We took them to a local restaurant called Sunshine Cafe for lunch. This used to be mom's favorite place to eat and for years, she and dad ate there after her hair appointments. My sister took charge of wheel chair duties which was such a blessing for my hands and feet (EM didn't roar its ugly head yesterday). After stuffing ourselves silly, we took them to DICK'S to get mom new shoes. We couldn't remember when she had a new pair of shoes. She wore my disgards for too many years.
Then, came the drive to their old home. Inside, I felt butterflies swirling around and I prayed silently. My sister on the other hand took an aggressive tack and prayed outloud. While waiting for the proverbial "other shoe to drop" on our outing, I was so relieved when it appeared to be a non-event. Maybe mom was doing a happy dance because she had new shoes? Our most vocal parent (mom) didn't say much. Both were glad to see it and said that the yard was being kept up nicely. Wow! Thank you Jesus!!!
When we got back to their new digs, we told them that the house was empty and that most of their possessions were stored by family. Mom again took the news well while dad became stone faced. I need to call and talk with him today, hoping that he will give it to me straight if he needs to get his feelings about the news off his chest.

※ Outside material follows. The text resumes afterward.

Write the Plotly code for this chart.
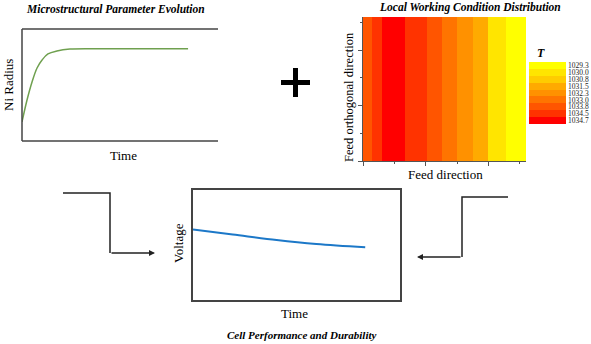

I am so very thankful that my sister was in control of her emotions during the visit and was such a great help. I left the nursing home with warm, love-filled emotions for her, and am shamefully aware that I cannot remember having these feelings for her in so years. I now have a new found respect for my older sibling and know in my heart that Jesus is drawing us both closer to each other and to HIm, whose Will was blessedly done yesterday.